The City Council was briefed on the budget cuts for this year and the new five-year financial plan earlier this week. On Thursday, Peck sent a memo to city staff outlining what would occur.
A pair of informational meetings will be held on Dec. 2 to provide employees with details about future budget cuts and the buyout, should one be offered.
In the meantime, a separate five-year plan is being drafted specifically for the city’s Development Services Center, Henderson’s central clearinghouse for construction-related plan reviews, inspections and permits.
The center, which opened in the expanded City Hall in late 2003, has seen a steep drop in business as growth and development have slowed in the city of more than 260,000 people.
"That’s the area that’s impacted the most of any city department," Peck said.
With the hiring freeze now in place, the city expects to save $7.25 million this year by leaving as many as 72 vacancies unfilled. Some staff members might be transferred to other departments to fill vacancies in vital areas.
Another $6.6 million was saved this week through cuts in discretionary spending by all city departments and to funds slated to be carried over to next year for new city initiatives.

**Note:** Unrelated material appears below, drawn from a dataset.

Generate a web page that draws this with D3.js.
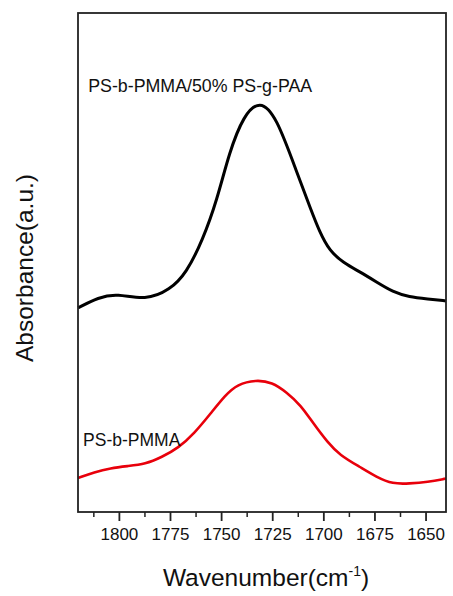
<!DOCTYPE html>
<html>
<head>
<meta charset="utf-8">
<script src="https://cdn.jsdelivr.net/npm/d3@7"></script>
<style>
  body { margin: 0; background: #fff; }
  text { font-family: Arial, "Liberation Sans", sans-serif; fill: #111; }
</style>
</head>
<body>
<div id="chart"></div>
<script>
// Wavenumbers (cm-1), high to low
const blendWave = [1820, 1810, 1801, 1787, 1775, 1767, 1759, 1752, 1746, 1739, 1731, 1723, 1713, 1706, 1702, 1697, 1690, 1682, 1674, 1666, 1658, 1649, 1640];
// PS-b-PMMA/50% PS-g-PAA absorbance (a.u.)
const blendAbs = [0.409, 0.430, 0.438, 0.424, 0.445, 0.479, 0.545, 0.625, 0.721, 0.795, 0.826, 0.793, 0.681, 0.605, 0.563, 0.523, 0.499, 0.481, 0.461, 0.441, 0.431, 0.427, 0.423];

const pureWave = [1820, 1812, 1804, 1796, 1787, 1779, 1771, 1763, 1755, 1748, 1742, 1733, 1725, 1718, 1711, 1705, 1698, 1692, 1682, 1674, 1666, 1658, 1649, 1640];
// PS-b-PMMA absorbance (a.u.)
const pureAbs = [0.068, 0.080, 0.088, 0.092, 0.096, 0.110, 0.128, 0.158, 0.198, 0.234, 0.256, 0.265, 0.260, 0.240, 0.214, 0.178, 0.140, 0.114, 0.090, 0.070, 0.056, 0.057, 0.060, 0.067];

const xTicks = [1800, 1775, 1750, 1725, 1700, 1675, 1650];

const W = 453, H = 596;
const margin = { top: 13, right: 7, bottom: 84, left: 78 };

const svg = d3.select("#chart").append("svg")
  .attr("width", W)
  .attr("height", H);

// reversed axis, as usual for IR spectra
const x = d3.scaleLinear()
  .domain([1820, 1640])
  .range([margin.left, W - margin.right]);

const y = d3.scaleLinear()
  .domain([0, 1])
  .range([H - margin.bottom, margin.top]);

// basis keeps the hand-read points from making kinks
const line = d3.line()
  .x(d => x(d[0]))
  .y(d => y(d[1]))
  .curve(d3.curveBasis);

const blend = d3.zip(blendWave, blendAbs);
const pure = d3.zip(pureWave, pureAbs);

svg.append("path")
  .attr("d", line(blend))
  .attr("fill", "none")
  .attr("stroke", "#000")
  .attr("stroke-width", 3);

svg.append("path")
  .attr("d", line(pure))
  .attr("fill", "none")
  .attr("stroke", "#e8000b")
  .attr("stroke-width", 2.6);

// minor ticks every 12.5
const minor = d3.range(1812.5, 1640, -12.5).filter(v => !xTicks.includes(v));
svg.append("g")
  .attr("transform", `translate(0,${H - margin.bottom})`)
  .call(d3.axisBottom(x).tickValues(minor).tickSize(5).tickFormat(""))
  .call(g => g.select(".domain").remove())
  .call(g => g.selectAll("line").attr("stroke", "#222").attr("stroke-width", 1.5));

const xAxis = svg.append("g")
  .attr("transform", `translate(0,${H - margin.bottom})`)
  .call(d3.axisBottom(x).tickValues(xTicks).tickSize(9).tickPadding(7).tickFormat(d3.format("d")));
xAxis.select(".domain").remove();
xAxis.selectAll("line").attr("stroke", "#222").attr("stroke-width", 1.8);
xAxis.selectAll("text")
  .style("font-size", "17px")
  .style("font-family", "Arial, 'Liberation Sans', sans-serif")
  .attr("fill", "#111");

// frame
svg.append("rect")
  .attr("x", margin.left)
  .attr("y", margin.top)
  .attr("width", W - margin.left - margin.right)
  .attr("height", H - margin.top - margin.bottom)
  .attr("fill", "none")
  .attr("stroke", "#222")
  .attr("stroke-width", 1.8);

// axis titles
const xt = svg.append("text")
  .attr("x", (margin.left + W - margin.right) / 2 + 4)
  .attr("y", 586)
  .attr("text-anchor", "middle")
  .style("font-size", "24.5px");
xt.append("tspan").text("Wavenumber(cm");
xt.append("tspan").text("-1").attr("dy", -10).style("font-size", "14px");
xt.append("tspan").text(")").attr("dy", 10);

svg.append("text")
  .attr("transform", "translate(33,268) rotate(-90)")
  .attr("text-anchor", "middle")
  .style("font-size", "24.5px")
  .text("Absorbance(a.u.)");

// curve labels
svg.append("text")
  .attr("x", x(1815))
  .attr("y", y(0.842))
  .style("font-size", "17.8px")
  .text("PS-b-PMMA/50% PS-g-PAA");

svg.append("text")
  .attr("x", x(1817.5))
  .attr("y", y(0.132))
  .style("font-size", "17.5px")
  .text("PS-b-PMMA");
</script>
</body>
</html>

Several building projects also have been placed on hold, including a new police training center, an addition to the city’s fire training facility, and a recreation center in west Henderson, where residential development has slowed to a crawl.
"If there’s no residents to serve, it’s not fiscally responsible for us to go forward with infrastructure projects," Herman said.
By placing those projects on hold, the city will earn about $8 million in interest income on the balance in its construction fund — money that can be applied to the budget shortfall.
Herman added that the new facilities will remain on hold "until the economy improves or there is a dire need" for them.
Henderson has about $12 million in its rainy day fund but only plans to tap about $2 million of it to help cover this year’s shortfall.
The remainder of the shortfall will be absorbed through efficiency improvements and money-saving policy changes, Herman said.
Many economists expect the downturn to continue, if not worsen, in the coming months. Peck prefers to look on the bright side.
"We have really smart people working on solutions, we’ve got great leadership from our elected officials, and we’ve got terrific employees," she said. "I am optimistic that we will come through this."